High street fashion giant New Look has been dealt a fresh financial blow as a key insurer cancelled its cover against insolvency to its suppliers.
According to The Times, leading credit insurer Euler Hermes has stopped selling cover on new shipments of goods to the retailer, though some “residual” cover reportedly remains for its clients with existing orders.
Other insurers, including QBE, are understood to have reduced levels of cover for the fashion retailer.
The move demonstrates a concerning lack of confidence in New Look, which has been struggling with falling sales and is being dragged down by a £1 billion debt pile.
Credit insurance protects suppliers in the eventuality that a customer goes bust before the payment for an order can be made.

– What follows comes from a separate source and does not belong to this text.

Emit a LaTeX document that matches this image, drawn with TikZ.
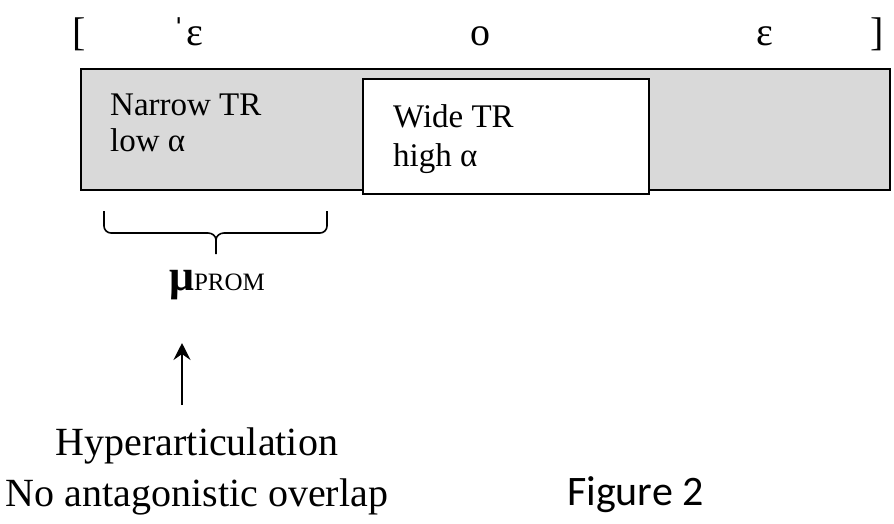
\documentclass[tikz,border=0pt]{standalone}
\usepackage{fontspec}
\setmainfont{Liberation Serif}
\newfontfamily\figfont{Carlito}
\usetikzlibrary{arrows.meta}
\tikzset{
  lbl/.style={anchor=base west, inner sep=0pt, font=\fontsize{33}{33}\selectfont},
  ipa/.style={anchor=base, inner sep=0pt, font=\fontsize{40}{40}\selectfont},
  bot/.style={anchor=base, inner sep=0pt, font=\fontsize{40}{40}\selectfont},
  graybox/.style={draw=black, fill=gray!30!white!100, line width=2pt},
  whitebox/.style={draw=black, fill=white, line width=2.4pt},
  bracepath/.style={line width=1.6pt, line join=round},
  uparrow/.style={line width=2.6pt, -{Stealth[length=17pt,width=17pt,inset=6pt]}}
}
\definecolor{boxgray}{HTML}{D9D9D9}
\begin{document}
\begin{tikzpicture}[x=1pt,y=-1pt]
\useasboundingbox (0,0) rectangle (894,523);
% top row
\node[ipa] (lb) at (79,45) {[};
\node[ipa] (e1) at (188,45) {ˈɛ};
\node[ipa] (o) at (480,45) {o};
\node[ipa] (e2) at (765,45) {ɛ};
\node[ipa] (rb) at (877,45) {]};
% boxes
\node[graybox, fill=boxgray, minimum width=809pt, minimum height=121pt, anchor=north west, inner sep=0pt] (gray) at (80,68) {};
\node[whitebox, minimum width=286pt, minimum height=115pt, anchor=north west, inner sep=0pt] (white) at (362,78) {};
\node[lbl] (n1) at (110,115) {Narrow TR};
\node[lbl] (n2) at (110,151) {low α};
\node[lbl] (w1) at (393,127) {Wide TR};
\node[lbl] (w2) at (393,166) {high α};
% brace
\coordinate (bl) at (104,211);
\coordinate (br) at (327,211);
\coordinate (bt) at (216,254);
\draw[bracepath] (bl) -- (104,226) to[out=-90,in=180] (111,233) -- (208,233) to[out=0,in=90] (216,240) -- (bt);
\draw[bracepath] (216,240) to[out=90,in=180] (224,233) -- (320,233) to[out=0,in=-90] (327,226) -- (br);
\node[anchor=base, inner sep=0pt] (mu) at (217,290) {\fontsize{44}{44}\selectfont\textbf{μ}\fontsize{25}{25}\selectfont PROM};
% arrow
\coordinate (as) at (182,405);
\coordinate (ae) at (182,343);
\draw[uparrow] (as) -- (ae);
% bottom texts
\node[bot] (h1) at (197,455) {Hyperarticulation};
\node[bot] (h2) at (197,506) {No antagonistic overlap};
\node[anchor=base west, inner sep=0pt, font=\figfont\fontsize{42}{42}\selectfont] (fig) at (567,505) {Figure 2};
\end{tikzpicture}
\end{document}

Refusing to provide cover lays bare a growing lack of confidence in the retailer.
The ramifications can damage more than investor confidence, as suppliers will demand payment upfront when insurance is not available.
BHS, Woolworths and Comet all saw their insurers cancel cover before their collapse.
The recent Steinhoff accounting scandal has driven the fresh lack of confidence in New Look.
Christo Weise, Steinhoff’s largest shareholder who recently stepped down as chairman and interim chief executive, also holds the largest stake in New Look’s parent company Brait.
Brait purchased a 90 per cent stake in New Look in 2015, before writing down the retailer’s value to zero in November after it wracked up a £10.4 million loss.
New Look states it has “adequate liquidity” to help it through the rough patch, although it faces a bond payment of £40 million in May and has seen bonds trading at between 20 per cent and 40 per cent of their face value in recent weeks.